In Pennsylvania, the United States District Court ruled that parents of a disabled child could not bring a lawsuit against a school district for releasing information about the disability for a juvenile delinquency proceeding. The court held that neither FERPA nor HIPAA create a private right of action, the Privacy Act of 1974 does not apply to state or municipal agencies, and IDEA provides for administrative procedures to enforce the rights it created which must be exhausted before a law suit can be filed. (Howard v. Chester County Office of Juvenile Probation and Parole).
In Connecticut, the Superior Court of Connecticut ruled that school officials should have done more to prevent a 16-year-old student from stabbing to death a high school classmate. The court refused to dismiss the wrongful death lawsuit because notice given to administrators by the victim should have triggered mandatory school intervention procedures. The court held that educators have a duty to protect school children from reasonably anticipated dangers. (Cimarelli-Sanchez v. City of Milford Board of Education).
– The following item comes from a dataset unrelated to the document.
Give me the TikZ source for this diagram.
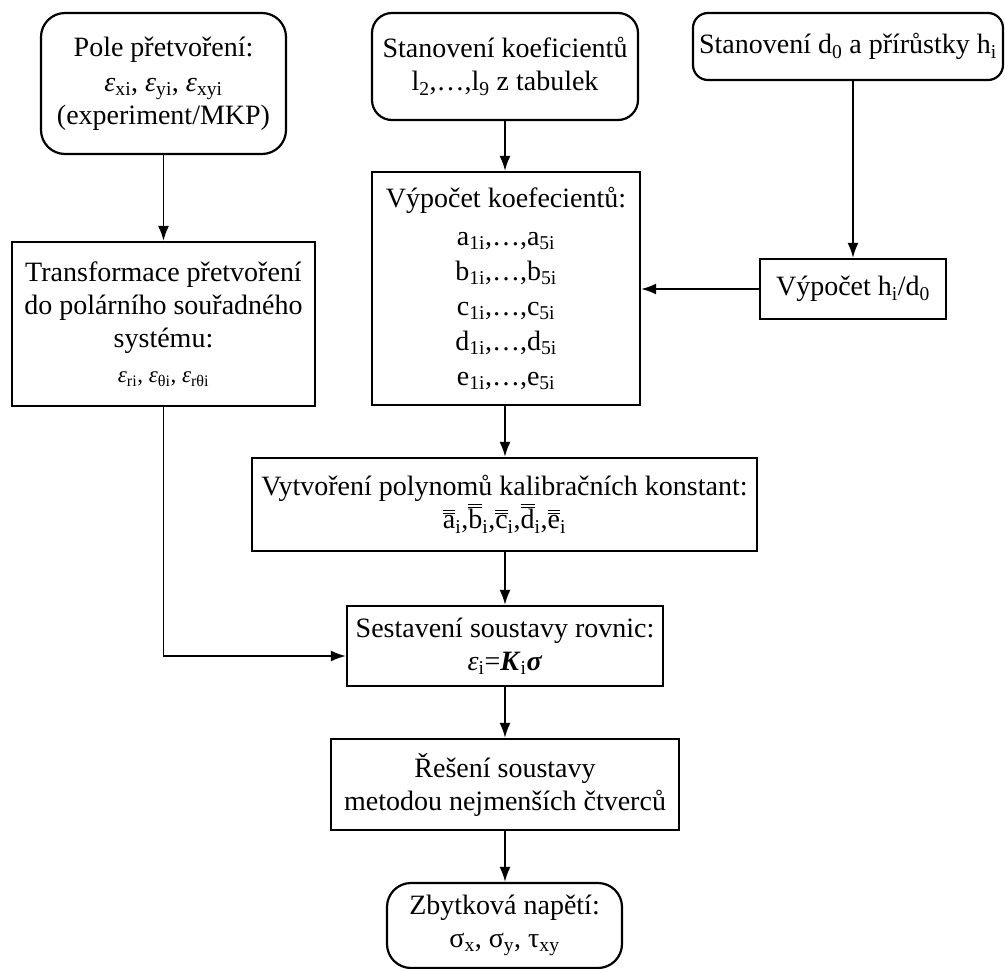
\documentclass[tikz,border=0pt]{standalone}
\usepackage{fontspec}
\setmainfont{Liberation Serif}
\usetikzlibrary{arrows.meta,calc}
\newcommand{\fsz}{\fontsize{28}{33}\selectfont}
\newcommand{\fsm}{\fontsize{23}{30}\selectfont}
\newcommand{\db}[1]{\leavevmode\vbox{\hrule height .9pt\kern2pt\hrule height .9pt\kern1.8pt\hbox{#1}}}
\newcommand{\eps}{\textit{ε}}
\tikzset{
  box/.style={draw, line width=2.2pt, inner sep=0pt, align=center, font=\fsz},
  rbox/.style={box, rounded corners=24pt},
  arr/.style={-{Latex[length=15pt,width=11pt]}, line width=1.9pt}
}
\begin{document}
\begin{tikzpicture}[x=1pt,y=-1pt]
\useasboundingbox[fill=white] (0,0) rectangle (1005,969);

\node[rbox, minimum width=245pt, minimum height=141pt] (b1) at (163.5,83.5)
  {Pole přetvoření:\\[2pt] \eps\textsubscript{xi}, \eps\textsubscript{yi}, \eps\textsubscript{xyi}\\ (experiment/MKP)};
\node[rbox, rounded corners=20pt, minimum width=266pt, minimum height=107pt] (b2) at (505,66.5)
  {Stanovení koeficientů\\ l\textsubscript{2},…,l\textsubscript{9} z tabulek};
\node[rbox, rounded corners=15pt, minimum width=310pt, minimum height=67pt] (b3) at (848,46.5)
  {Stanovení d\textsubscript{0} a přírůstky h\textsubscript{i}};
\node[box, minimum width=303pt, minimum height=164pt] (b4) at (163.5,324)
  {Transformace přetvoření\\ do polárního souřadného\\ systému:\\[2pt] {\fsm\eps\textsubscript{ri}, \eps\textsubscript{θi}, \eps\textsubscript{rθi}}};
\node[box, minimum width=268pt, minimum height=233pt] (b5) at (506,288.5)
  {Výpočet koefecientů:\\[5pt] a\textsubscript{1i},…,a\textsubscript{5i}\\[2pt] b\textsubscript{1i},…,b\textsubscript{5i}\\[2pt]
   c\textsubscript{1i},…,c\textsubscript{5i}\\[2pt] d\textsubscript{1i},…,d\textsubscript{5i}\\[2pt] e\textsubscript{1i},…,e\textsubscript{5i}};
\node[box, minimum width=186pt, minimum height=60pt] (b6) at (853,289)
  {Výpočet h\textsubscript{i}/d\textsubscript{0}};
\node[box, minimum width=505pt, minimum height=93pt] (b7) at (504.5,504.5)
  {Vytvoření polynomů kalibračních konstant:\\ \db{a}\textsubscript{i},\db{b}\textsubscript{i},\db{c}\textsubscript{i},\db{d}\textsubscript{i},\db{e}\textsubscript{i}};
\node[box, minimum width=316pt, minimum height=80pt] (b8) at (505,646)
  {Sestavení soustavy rovnic:\\ \eps\textsubscript{i}=\textbf{\textit{K}}\textsubscript{i}\textbf{\textit{σ}}};
\node[box, minimum width=348pt, minimum height=91pt] (b9) at (505,784.5)
  {Řešení soustavy\\ metodou nejmenších čtverců};
\node[rbox, minimum width=235pt, minimum height=85pt] (b10) at (504.5,925.5)
  {Zbytková napětí:\\ σ\textsubscript{x}, σ\textsubscript{y}, τ\textsubscript{xy}};

\draw[arr] (b1.south) -- (b1.south |- b4.north);
\draw[arr] (b2.south) -- (b2.south |- b5.north);
\draw[arr] (b6.north |- b3.south) -- (b6.north);
\draw[arr] (b6.west) -- (b5.east |- b6.west);
\draw[arr] (b2.south |- b5.south) -- (b2.south |- b7.north);
\draw[arr] (b2.south |- b7.south) -- (b2.south |- b8.north);
\draw[arr] (b4.south) |- ([yshift=-10pt]b8.west);
\draw[arr] (b2.south |- b8.south) -- (b2.south |- b9.north);
\draw[arr] (b2.south |- b9.south) -- (b2.south |- b10.north);
\end{tikzpicture}
\end{document}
In California, the California Court of Appeal affirmed the probation condition prohibiting a student from possessing a smart phone after he was suspended and adjudicated for taking a video of a female classmate while using the toilet and posting it on the Internet. The court ruled that the prohibition did not violate his rights because less sophisticated means of communication were still available to him, such as a non-smart cell phone, a landline phone, the mail, or in-person contact. The ban made it easier for school officials and the probation department to detect and supervise the student. (In re N.T.)
In Colorado, officials in Douglas County agreed to allocate $10 million toward boosting security inside the Douglas County School District, less than a week after two students at STEM School Highlands Ranch shot nine of their classmates, one fatally.